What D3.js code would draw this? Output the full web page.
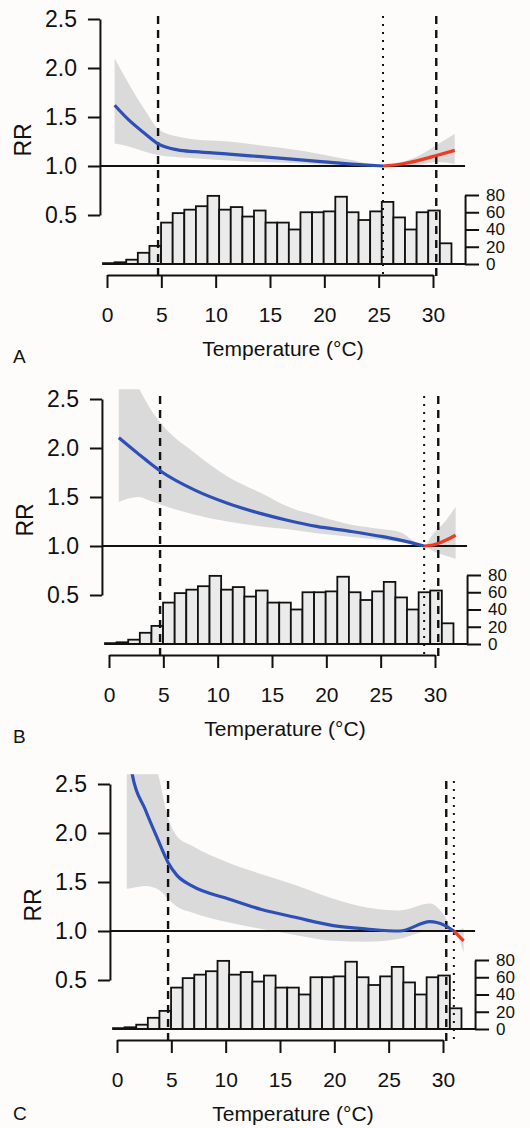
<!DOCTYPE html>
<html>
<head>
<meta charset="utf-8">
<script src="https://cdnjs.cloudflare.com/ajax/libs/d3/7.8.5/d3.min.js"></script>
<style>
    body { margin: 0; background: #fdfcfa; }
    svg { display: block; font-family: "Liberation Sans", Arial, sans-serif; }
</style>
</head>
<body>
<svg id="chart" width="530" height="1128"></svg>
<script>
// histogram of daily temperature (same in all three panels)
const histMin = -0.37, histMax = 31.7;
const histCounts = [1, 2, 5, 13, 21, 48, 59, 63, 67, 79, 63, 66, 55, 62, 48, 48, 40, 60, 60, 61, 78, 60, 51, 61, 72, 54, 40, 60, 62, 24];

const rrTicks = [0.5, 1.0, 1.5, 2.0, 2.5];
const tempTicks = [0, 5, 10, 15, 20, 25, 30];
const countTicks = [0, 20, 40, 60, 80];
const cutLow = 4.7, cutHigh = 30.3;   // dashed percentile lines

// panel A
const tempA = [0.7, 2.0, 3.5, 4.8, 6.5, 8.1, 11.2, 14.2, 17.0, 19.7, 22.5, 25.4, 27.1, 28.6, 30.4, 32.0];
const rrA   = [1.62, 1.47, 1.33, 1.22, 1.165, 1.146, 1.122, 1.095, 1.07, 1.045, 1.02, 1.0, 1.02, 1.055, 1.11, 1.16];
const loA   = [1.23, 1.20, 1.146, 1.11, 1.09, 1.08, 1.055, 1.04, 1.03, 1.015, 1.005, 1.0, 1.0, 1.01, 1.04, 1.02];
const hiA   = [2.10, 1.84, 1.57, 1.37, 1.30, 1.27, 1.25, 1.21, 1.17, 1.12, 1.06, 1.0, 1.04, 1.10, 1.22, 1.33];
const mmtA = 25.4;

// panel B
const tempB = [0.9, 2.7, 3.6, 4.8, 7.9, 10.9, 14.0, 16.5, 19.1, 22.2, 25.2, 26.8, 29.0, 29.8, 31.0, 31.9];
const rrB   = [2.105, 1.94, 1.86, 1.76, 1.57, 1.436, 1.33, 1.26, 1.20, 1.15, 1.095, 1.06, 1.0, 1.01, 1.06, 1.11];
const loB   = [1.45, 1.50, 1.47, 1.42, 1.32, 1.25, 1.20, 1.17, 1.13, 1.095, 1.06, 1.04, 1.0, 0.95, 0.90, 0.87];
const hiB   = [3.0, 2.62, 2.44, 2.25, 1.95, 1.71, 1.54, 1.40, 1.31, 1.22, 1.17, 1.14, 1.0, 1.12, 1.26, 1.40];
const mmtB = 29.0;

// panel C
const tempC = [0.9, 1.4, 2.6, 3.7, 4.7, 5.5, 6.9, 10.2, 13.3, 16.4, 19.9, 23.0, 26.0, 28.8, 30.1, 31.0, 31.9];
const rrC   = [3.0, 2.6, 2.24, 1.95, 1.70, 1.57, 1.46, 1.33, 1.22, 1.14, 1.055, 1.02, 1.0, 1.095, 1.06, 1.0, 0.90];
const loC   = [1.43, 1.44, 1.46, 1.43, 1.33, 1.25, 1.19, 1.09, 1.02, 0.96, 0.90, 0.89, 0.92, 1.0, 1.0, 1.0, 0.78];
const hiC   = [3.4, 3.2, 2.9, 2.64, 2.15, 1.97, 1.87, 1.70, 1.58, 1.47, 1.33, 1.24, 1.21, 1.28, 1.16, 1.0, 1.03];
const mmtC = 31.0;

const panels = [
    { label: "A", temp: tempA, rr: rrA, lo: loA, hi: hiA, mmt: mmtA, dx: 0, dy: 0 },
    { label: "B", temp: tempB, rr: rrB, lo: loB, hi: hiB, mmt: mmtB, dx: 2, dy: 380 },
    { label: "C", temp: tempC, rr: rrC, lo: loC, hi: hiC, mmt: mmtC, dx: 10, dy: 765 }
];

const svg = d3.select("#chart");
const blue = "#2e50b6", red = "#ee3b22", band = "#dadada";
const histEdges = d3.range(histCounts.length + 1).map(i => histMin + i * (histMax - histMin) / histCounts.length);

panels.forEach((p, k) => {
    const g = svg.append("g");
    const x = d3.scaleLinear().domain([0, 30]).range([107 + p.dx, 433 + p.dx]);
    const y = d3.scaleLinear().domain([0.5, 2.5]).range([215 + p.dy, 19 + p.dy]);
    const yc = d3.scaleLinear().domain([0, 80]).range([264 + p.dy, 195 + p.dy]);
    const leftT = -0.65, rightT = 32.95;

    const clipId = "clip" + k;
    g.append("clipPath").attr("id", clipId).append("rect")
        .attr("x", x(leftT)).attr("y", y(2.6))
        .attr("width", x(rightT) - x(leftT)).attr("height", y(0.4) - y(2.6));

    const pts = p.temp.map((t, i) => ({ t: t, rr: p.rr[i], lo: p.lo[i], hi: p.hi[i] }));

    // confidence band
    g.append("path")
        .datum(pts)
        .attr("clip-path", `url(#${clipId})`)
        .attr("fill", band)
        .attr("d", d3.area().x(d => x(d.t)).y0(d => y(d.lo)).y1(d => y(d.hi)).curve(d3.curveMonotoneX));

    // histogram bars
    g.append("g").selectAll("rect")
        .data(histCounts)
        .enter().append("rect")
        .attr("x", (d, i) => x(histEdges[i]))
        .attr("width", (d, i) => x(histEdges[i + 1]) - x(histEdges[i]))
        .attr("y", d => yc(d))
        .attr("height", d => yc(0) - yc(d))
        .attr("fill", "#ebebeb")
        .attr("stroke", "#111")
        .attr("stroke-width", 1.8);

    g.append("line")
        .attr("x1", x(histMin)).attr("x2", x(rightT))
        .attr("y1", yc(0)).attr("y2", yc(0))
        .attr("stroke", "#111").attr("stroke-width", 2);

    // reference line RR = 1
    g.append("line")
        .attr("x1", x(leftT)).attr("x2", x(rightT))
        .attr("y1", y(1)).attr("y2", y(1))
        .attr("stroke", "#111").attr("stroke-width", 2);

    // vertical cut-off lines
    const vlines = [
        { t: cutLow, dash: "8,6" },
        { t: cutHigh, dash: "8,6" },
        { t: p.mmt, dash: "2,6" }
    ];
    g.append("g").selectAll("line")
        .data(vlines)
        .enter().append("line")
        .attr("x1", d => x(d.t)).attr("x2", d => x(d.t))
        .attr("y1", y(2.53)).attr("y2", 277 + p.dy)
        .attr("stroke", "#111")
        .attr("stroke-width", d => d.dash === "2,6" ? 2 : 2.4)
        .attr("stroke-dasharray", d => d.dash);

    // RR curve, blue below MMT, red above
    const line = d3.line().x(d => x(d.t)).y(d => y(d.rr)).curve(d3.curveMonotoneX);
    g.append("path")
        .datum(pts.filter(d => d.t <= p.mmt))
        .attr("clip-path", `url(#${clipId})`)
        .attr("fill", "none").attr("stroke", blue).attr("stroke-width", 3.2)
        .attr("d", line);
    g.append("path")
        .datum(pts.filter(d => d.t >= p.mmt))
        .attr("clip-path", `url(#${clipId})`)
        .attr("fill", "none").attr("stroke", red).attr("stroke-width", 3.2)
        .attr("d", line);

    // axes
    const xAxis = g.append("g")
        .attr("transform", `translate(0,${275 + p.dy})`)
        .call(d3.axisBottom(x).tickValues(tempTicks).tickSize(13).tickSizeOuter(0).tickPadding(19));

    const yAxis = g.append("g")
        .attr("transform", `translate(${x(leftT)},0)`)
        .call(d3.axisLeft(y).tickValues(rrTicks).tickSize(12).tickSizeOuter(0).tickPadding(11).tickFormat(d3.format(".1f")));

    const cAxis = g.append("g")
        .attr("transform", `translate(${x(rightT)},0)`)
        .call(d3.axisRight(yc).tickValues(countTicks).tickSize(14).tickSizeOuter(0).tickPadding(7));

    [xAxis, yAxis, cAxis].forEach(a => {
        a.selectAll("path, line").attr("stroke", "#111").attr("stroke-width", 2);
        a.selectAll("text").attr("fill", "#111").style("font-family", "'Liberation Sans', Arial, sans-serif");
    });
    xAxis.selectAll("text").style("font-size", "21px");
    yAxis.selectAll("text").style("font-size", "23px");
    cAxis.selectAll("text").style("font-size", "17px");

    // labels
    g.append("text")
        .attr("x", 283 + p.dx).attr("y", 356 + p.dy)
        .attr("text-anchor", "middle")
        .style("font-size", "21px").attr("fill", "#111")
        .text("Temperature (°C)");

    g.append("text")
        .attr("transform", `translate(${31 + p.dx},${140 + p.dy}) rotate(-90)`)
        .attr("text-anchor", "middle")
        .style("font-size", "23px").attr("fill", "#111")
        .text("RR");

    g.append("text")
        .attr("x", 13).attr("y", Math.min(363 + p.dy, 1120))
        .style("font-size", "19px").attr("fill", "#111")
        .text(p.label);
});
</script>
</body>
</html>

__Problem details__.
Skip the pictures and restate exactly the lines from the beginning of the listing to the line with "const mmtA = 25.4;", that line included.

__Full response__.
What D3.js code would draw this? Output the full web page.
<!DOCTYPE html>
<html>
<head>
<meta charset="utf-8">
<script src="https://cdnjs.cloudflare.com/ajax/libs/d3/7.8.5/d3.min.js"></script>
<style>
    body { margin: 0; background: #fdfcfa; }
    svg { display: block; font-family: "Liberation Sans", Arial, sans-serif; }
</style>
</head>
<body>
<svg id="chart" width="530" height="1128"></svg>
<script>
// histogram of daily temperature (same in all three panels)
const histMin = -0.37, histMax = 31.7;
const histCounts = [1, 2, 5, 13, 21, 48, 59, 63, 67, 79, 63, 66, 55, 62, 48, 48, 40, 60, 60, 61, 78, 60, 51, 61, 72, 54, 40, 60, 62, 24];

const rrTicks = [0.5, 1.0, 1.5, 2.0, 2.5];
const tempTicks = [0, 5, 10, 15, 20, 25, 30];
const countTicks = [0, 20, 40, 60, 80];
const cutLow = 4.7, cutHigh = 30.3;   // dashed percentile lines

// panel A
const tempA = [0.7, 2.0, 3.5, 4.8, 6.5, 8.1, 11.2, 14.2, 17.0, 19.7, 22.5, 25.4, 27.1, 28.6, 30.4, 32.0];
const rrA   = [1.62, 1.47, 1.33, 1.22, 1.165, 1.146, 1.122, 1.095, 1.07, 1.045, 1.02, 1.0, 1.02, 1.055, 1.11, 1.16];
const loA   = [1.23, 1.20, 1.146, 1.11, 1.09, 1.08, 1.055, 1.04, 1.03, 1.015, 1.005, 1.0, 1.0, 1.01, 1.04, 1.02];
const hiA   = [2.10, 1.84, 1.57, 1.37, 1.30, 1.27, 1.25, 1.21, 1.17, 1.12, 1.06, 1.0, 1.04, 1.10, 1.22, 1.33];
const mmtA = 25.4;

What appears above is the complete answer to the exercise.